Adapted from the band’s scandalous 2001 memoir of the same name, The Dirt is a shockingly crude, wickedly funny portrait of one of the most depraved rock bands in history, who paved the way for a decade of spandex-clad pretty boys and survived by the skin of their teeth. Despite being largely panned by critics, The Dirt maintains a stellar 95% audience score on Rotten Tomatoes, and the band’s streams and social media engagement skyrocketed following its release. The film was ostensibly intended as a swan song for Mötley Crüe, who retired in 2015 after completing a massive farewell tour and signing a Cessation of Touring agreement. But it’s hard to deny such a rapturous audience reception. In November, Mötley Crüe announced their return by literally detonating their Cessation of Touring agreement, and this summer, they’ll embark on The Stadium Tour alongside Def Leppard, Poison, and Joan Jett — the biggest rock event in a year flooded with high-profile reunions.

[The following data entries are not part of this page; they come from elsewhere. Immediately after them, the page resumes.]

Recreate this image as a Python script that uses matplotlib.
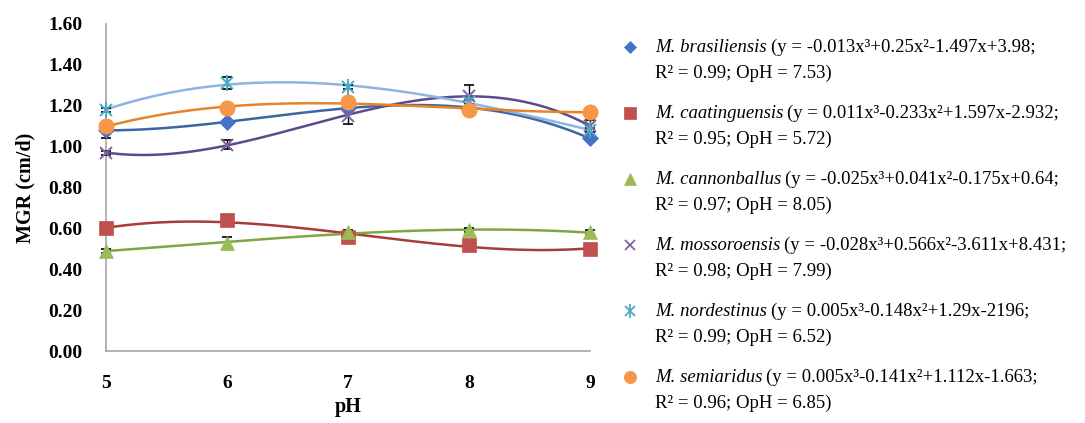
import numpy as np
import matplotlib
matplotlib.use("Agg")
import matplotlib.pyplot as plt
from matplotlib.lines import Line2D

# ---------------- data ----------------
ph = [5, 6, 7, 8, 9]
species = ["M. brasiliensis", "M. caatinguensis", "M. cannonballus",
           "M. mossoroensis", "M. nordestinus", "M. semiaridus"]
brasiliensis = [1.08, 1.12, 1.19, 1.19, 1.04]
caatinguensis = [0.60, 0.64, 0.56, 0.52, 0.50]
cannonballus = [0.49, 0.53, 0.58, 0.59, 0.58]
mossoroensis = [0.97, 1.01, 1.15, 1.25, 1.10]
nordestinus = [1.18, 1.31, 1.29, 1.22, 1.08]
semiaridus = [1.10, 1.19, 1.22, 1.18, 1.17]
err_brasiliensis = [0.04, 0.01, 0.01, 0.01, 0.01]
err_caatinguensis = [0.01, 0.01, 0.01, 0.01, 0.01]
err_cannonballus = [0.01, 0.03, 0.01, 0.01, 0.01]
err_mossoroensis = [0.01, 0.02, 0.04, 0.05, 0.03]
err_nordestinus = [0.01, 0.03, 0.01, 0.01, 0.01]
err_semiaridus = [0.01, 0.01, 0.01, 0.01, 0.01]
equations = ["(y = -0.013x³+0.25x²-1.497x+3.98;",
             "(y = 0.011x³-0.233x²+1.597x-2.932;",
             "(y = -0.025x³+0.041x²-0.175x+0.64;",
             "(y = -0.028x³+0.566x²-3.611x+8.431;",
             "(y = 0.005x³-0.148x²+1.29x-2196;",
             "(y = 0.005x³-0.141x²+1.112x-1.663;"]
stats = ["R² = 0.99; OpH = 7.53)", "R² = 0.95; OpH = 5.72)",
         "R² = 0.97; OpH = 8.05)", "R² = 0.98; OpH = 7.99)",
         "R² = 0.99; OpH = 6.52)", "R² = 0.96; OpH = 6.85)"]
yticks = [0.0, 0.2, 0.4, 0.6, 0.8, 1.0, 1.2, 1.4, 1.6]

series = [brasiliensis, caatinguensis, cannonballus, mossoroensis, nordestinus, semiaridus]
errors = [err_brasiliensis, err_caatinguensis, err_cannonballus,
          err_mossoroensis, err_nordestinus, err_semiaridus]

# ---------------- style ----------------
markers = ["D", "s", "^", "x", "x", "o"]
extra = [None, None, None, None, "|", None]   # star marker = x + vertical bar
msizes = [8, 10, 10, 9, 9, 11]
mcolors = ["#4472C4", "#C0504D", "#9BBB59", "#8064A2", "#4BACC6", "#F79646"]
lcolors = ["#3E65A3", "#A83B3B", "#7FA544", "#5E4A8A", "#8DB4E2", "#E8832A"]

plt.rcParams["font.family"] = ["Liberation Serif", "DejaVu Serif"]

fig = plt.figure(figsize=(10.85, 4.23), dpi=100)
W, H = 1085, 423
ax = fig.add_axes([106 / W, 1 - 351 / H, (590 - 106) / W, (351 - 24) / H])

xs = np.linspace(min(ph), max(ph), 200)
for i, (vals, errs) in enumerate(zip(series, errors)):
    coef = np.polyfit(ph, vals, 3)
    ax.plot(xs, np.polyval(coef, xs), color=lcolors[i], lw=1.8, zorder=2, clip_on=False)
    ax.errorbar(ph, vals, yerr=errs, fmt="none", ecolor="black", elinewidth=1,
                capsize=3.5, capthick=1.2, zorder=3, clip_on=False)
    mew = 1.4 if markers[i] == "x" else 0.5
    ax.plot(ph, vals, linestyle="none", marker=markers[i], ms=msizes[i],
            color=mcolors[i], markeredgecolor=mcolors[i], mew=mew, zorder=4 + i,
            clip_on=False)
    if extra[i]:
        ax.plot(ph, vals, linestyle="none", marker=extra[i], ms=msizes[i] * 1.3,
                color=mcolors[i], mew=1.4, zorder=4 + i, clip_on=False)

ax.set_xlim(5, 9)
ax.set_ylim(0, 1.6)
ax.set_xticks(ph)
ax.set_yticks(yticks)
ax.set_yticklabels([f"{v:.2f}" for v in yticks])
for s in ["top", "right"]:
    ax.spines[s].set_visible(False)
for s in ["left", "bottom"]:
    ax.spines[s].set_color("#A6A6A6")
    ax.spines[s].set_linewidth(1.2)
ax.tick_params(axis="y", length=0, pad=17, labelsize=14)
ax.tick_params(axis="x", length=0, pad=17, labelsize=14)
for lab in ax.get_xticklabels() + ax.get_yticklabels():
    lab.set_fontweight("bold")
ax.set_ylabel("MGR (cm/d)", fontsize=14.5, fontweight="bold", labelpad=9)
ax.set_xlabel("pH", fontsize=14.5, fontweight="bold", labelpad=4)

# ---------------- legend (drawn at the right) ----------------
renderer = fig.canvas.get_renderer()
fs = 13.5
mk_x = 630 / W
tx_x = 655 / W
for i in range(len(species)):
    y1 = 47 + 66 * i
    y2 = y1 + 26
    fig.add_artist(Line2D([mk_x], [1 - y1 / H], transform=fig.transFigure,
                          marker=markers[i], ms=msizes[i] * 0.8, color=mcolors[i],
                          mew=1.3 if markers[i] == "x" else 0.5, linestyle="none"))
    if extra[i]:
        fig.add_artist(Line2D([mk_x], [1 - y1 / H], transform=fig.transFigure,
                              marker=extra[i], ms=msizes[i] * 1.05, color=mcolors[i],
                              mew=1.3, linestyle="none"))
    t = fig.text(tx_x, 1 - y1 / H, species[i], style="italic", fontsize=fs, va="center")
    bb = t.get_window_extent(renderer)
    fig.text(bb.x1 / W + 4 / W, 1 - y1 / H, equations[i], fontsize=fs, va="center")
    fig.text(tx_x, 1 - y2 / H, stats[i], fontsize=fs, va="center")

fig.savefig("out.png", dpi=100)
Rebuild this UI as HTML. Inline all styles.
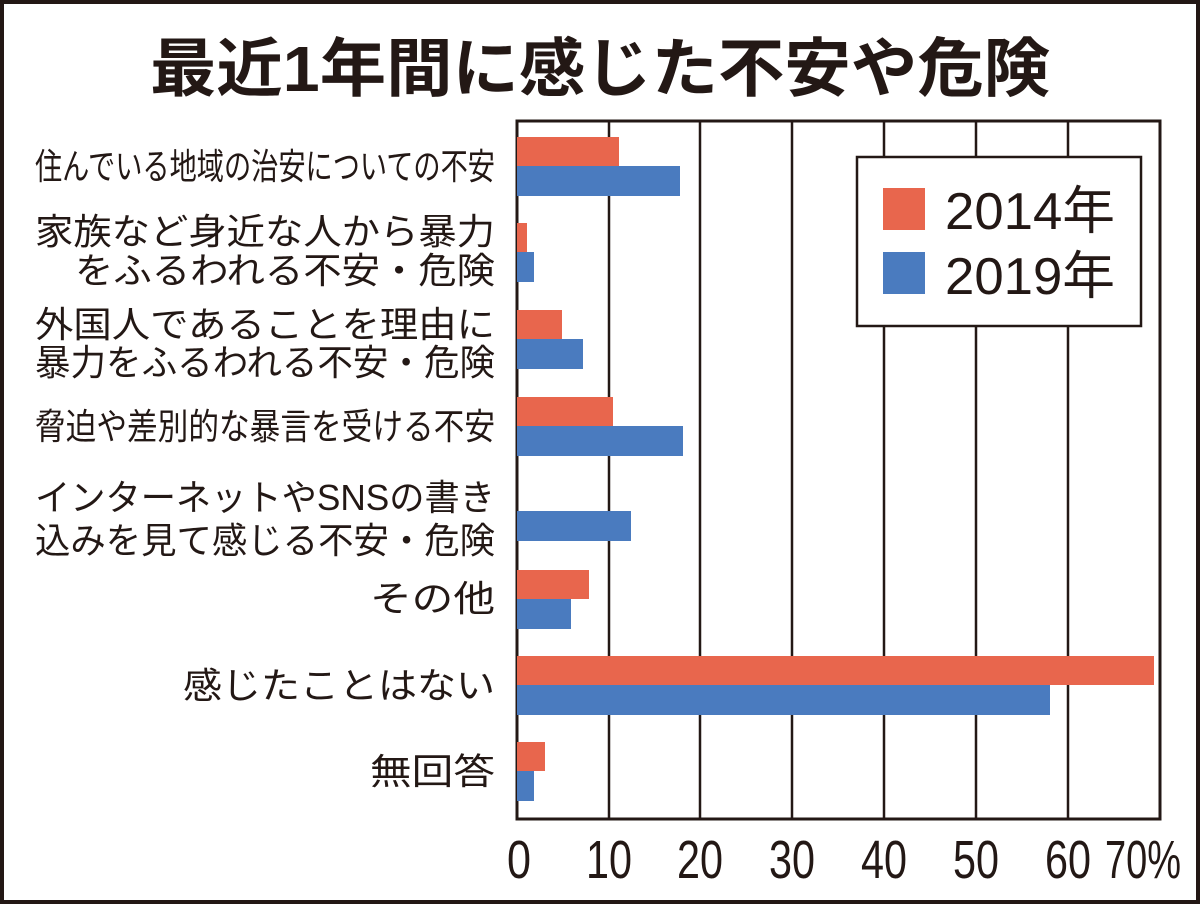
<!DOCTYPE html>
<html><head><meta charset="utf-8"><style>
html,body{margin:0;padding:0;background:#fff}
svg{display:block}
text{font-family:"Liberation Sans","Noto Sans CJK JP",sans-serif;fill:#231815}
</style></head><body>
<svg width="1200" height="904" viewBox="0 0 1200 904" xmlns="http://www.w3.org/2000/svg">
<rect x="2" y="2" width="1196" height="900" fill="#fff" stroke="#231815" stroke-width="4"/>
<text x="150" y="91" font-size="64" font-weight="bold" textLength="900" lengthAdjust="spacingAndGlyphs">最近1年間に感じた不安や危険</text>
<g font-size="36">
<text x="35" y="179" textLength="460" lengthAdjust="spacingAndGlyphs">住んでいる地域の治安についての不安</text>
<text x="35" y="244" textLength="460" lengthAdjust="spacingAndGlyphs">家族など身近な人から暴力</text>
<text x="75" y="283" textLength="420" lengthAdjust="spacingAndGlyphs">をふるわれる不安・危険</text>
<text x="35" y="337" textLength="460" lengthAdjust="spacingAndGlyphs">外国人であることを理由に</text>
<text x="35" y="375" textLength="460" lengthAdjust="spacingAndGlyphs">暴力をふるわれる不安・危険</text>
<text x="35" y="439" textLength="460" lengthAdjust="spacingAndGlyphs">脅迫や差別的な暴言を受ける不安</text>
<text x="35" y="510" textLength="460" lengthAdjust="spacingAndGlyphs">インターネットやSNSの書き</text>
<text x="35" y="553" textLength="460" lengthAdjust="spacingAndGlyphs">込みを見て感じる不安・危険</text>
<text x="370" y="611" textLength="125" lengthAdjust="spacingAndGlyphs">その他</text>
<text x="183" y="698" textLength="312" lengthAdjust="spacingAndGlyphs">感じたことはない</text>
<text x="370" y="784" textLength="125" lengthAdjust="spacingAndGlyphs">無回答</text>
</g>
<g stroke="#231815" stroke-width="2.5">
<line x1="609" y1="121" x2="609" y2="819"/>
<line x1="700" y1="121" x2="700" y2="819"/>
<line x1="792" y1="121" x2="792" y2="819"/>
<line x1="884" y1="121" x2="884" y2="819"/>
<line x1="976" y1="121" x2="976" y2="819"/>
<line x1="1068" y1="121" x2="1068" y2="819"/>
</g>
<rect x="517" y="121" width="643" height="698" fill="none" stroke="#231815" stroke-width="3"/>
<g fill="#e8664d">
<rect x="517" y="137" width="102" height="29"/>
<rect x="517" y="223" width="10" height="29"/>
<rect x="517" y="310" width="45" height="29"/>
<rect x="517" y="397" width="96" height="29"/>
<rect x="517" y="570" width="72" height="29"/>
<rect x="517" y="656" width="637" height="29"/>
<rect x="517" y="742" width="28" height="29"/>
</g>
<g fill="#4a7bbf">
<rect x="517" y="166" width="163" height="30"/>
<rect x="517" y="252" width="17" height="30"/>
<rect x="517" y="339" width="66" height="30"/>
<rect x="517" y="426" width="166" height="30"/>
<rect x="517" y="511" width="114" height="30"/>
<rect x="517" y="599" width="54" height="30"/>
<rect x="517" y="685" width="533" height="30"/>
<rect x="517" y="771" width="17" height="30"/>
</g>
<rect x="857" y="157" width="284" height="169" fill="#fff" stroke="#231815" stroke-width="2.5"/>
<rect x="883" y="188" width="42" height="42" fill="#e8664d"/>
<rect x="883" y="252" width="42" height="42" fill="#4a7bbf"/>
<text x="945" y="229" font-size="52" textLength="170" lengthAdjust="spacingAndGlyphs">2014年</text>
<text x="945" y="294" font-size="52" textLength="170" lengthAdjust="spacingAndGlyphs">2019年</text>
<g font-size="54" text-anchor="middle">
<text x="519" y="878" textLength="24" lengthAdjust="spacingAndGlyphs">0</text>
<text x="609" y="878" textLength="46" lengthAdjust="spacingAndGlyphs">10</text>
<text x="700" y="878" textLength="46" lengthAdjust="spacingAndGlyphs">20</text>
<text x="792" y="878" textLength="46" lengthAdjust="spacingAndGlyphs">30</text>
<text x="884" y="878" textLength="46" lengthAdjust="spacingAndGlyphs">40</text>
<text x="976" y="878" textLength="46" lengthAdjust="spacingAndGlyphs">50</text>
<text x="1068" y="878" textLength="46" lengthAdjust="spacingAndGlyphs">60</text>
<text x="1143" y="878" textLength="76" lengthAdjust="spacingAndGlyphs">70%</text>
</g>
</svg>
</body></html>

At first glance, the sheer scale of Mötley Crüe’s comeback is surprising. The band had been officially off the road for less than four years at the time of their announcement, and they visited virtually every North American amphitheater and arena within spitting distance on their 18-month “Final Tour.” Since their previous reunion in 2005, the band had settled comfortably into “legacy act” territory, dutifully hitting the shed circuit every summer and hosting two years of their own traveling road show, “Crüe Fest.” They culled setlists largely from their first five albums, from 1981’s Too Fast for Love through 1989’s Dr. Feelgood, occasionally sprinkling in one or two nuggets from their 2008 comeback album, Saints of Los Angeles. The Crüe had a sizable enough catalog of hits to reliably draw crowds of 10,000 to 15,000, but they lacked a stellar new album or noteworthy hook to entice fans on the level of, say, Guns N’ Roses’ “Not in This Lifetime Tour.” They enjoyed a logical uptick in attendance on “The Final Tour,” and everybody assumed Mötley Crüe would go out on a high note with their legacy intact.

Enter The Dirt. The salacious new flick appealed to lifelong fans of the band, but it also captivated viewers who had never seen them live and perhaps had never even listened to their music. In the month following The Dirt’s release, Mötley saw a 600% streaming boost on Spotify, 1,100% on Apple Music, and a 1,300% increase in iTunes downloads. They saw their followers increase by 900% on Facebook and 600% on Twitter while their Wikipedia searches jumped a staggering 3,000%. Perhaps most importantly, the band’s primary age demographic shifted from 45-59 to 18-45, according to longtime manager Allen Kovac. Rapper Machine Gun Kelly, who portrayed Crüe drummer Tommy Lee in The Dirt, said it best in his narration for the band’s comeback video: “In the years since [their final tour], Mötley Crüe became more popular than ever and gained an entirely new legion of fans, who, along with die-hard Crüeheads, demanded the band tear up that stupid contract and come out of retirement. They knew that if they were ever to stand onstage together again, that contract would have to be destroyed. Well, destruction has never been an issue for Mötley Crüe.”

It’s easy to see why The Dirt would compel new fans to clamor for a Mötley Crüe reunion. Despite its narrative shortcomings and tendency to gloss over the most damning parts of the band’s history, the film faithfully recreates Mötley’s spectacular live shows, replete with endless pyrotechnics and Lee’s signature drum kit roller coaster. A Mötley Crüe concert is a multisensory, unapologetically sleazy affair that cannot be easily replicated. (Props to Travis Scott for coming close.) The Dirt painted Mötley Crüe as dangerous enough to entice young concertgoers, but good-natured enough to avoid alienating them.

(Buy: Tickets to Upcoming Mötley Crüe Shows)

If early tour numbers serve as any indication, many more bands will follow in Mötley’s footsteps, greenlighting biopics and embarking on massive accompanying tours. “The Stadium Tour” sold more than 700,000 tickets and grossed over $90 million in its first weekend, selling out numerous dates and breaking the record for fastest sellout at Milwaukee’s Miller Park. Nearly 40 years after their inception, Mötley Crüe will be playing some of the biggest shows of their career, and they have The Dirt largely to thank for it. Just as old fans watched the film to see if it could live up to the real thing, a wave of new fans will now watch the real thing to see if it can live up to the film.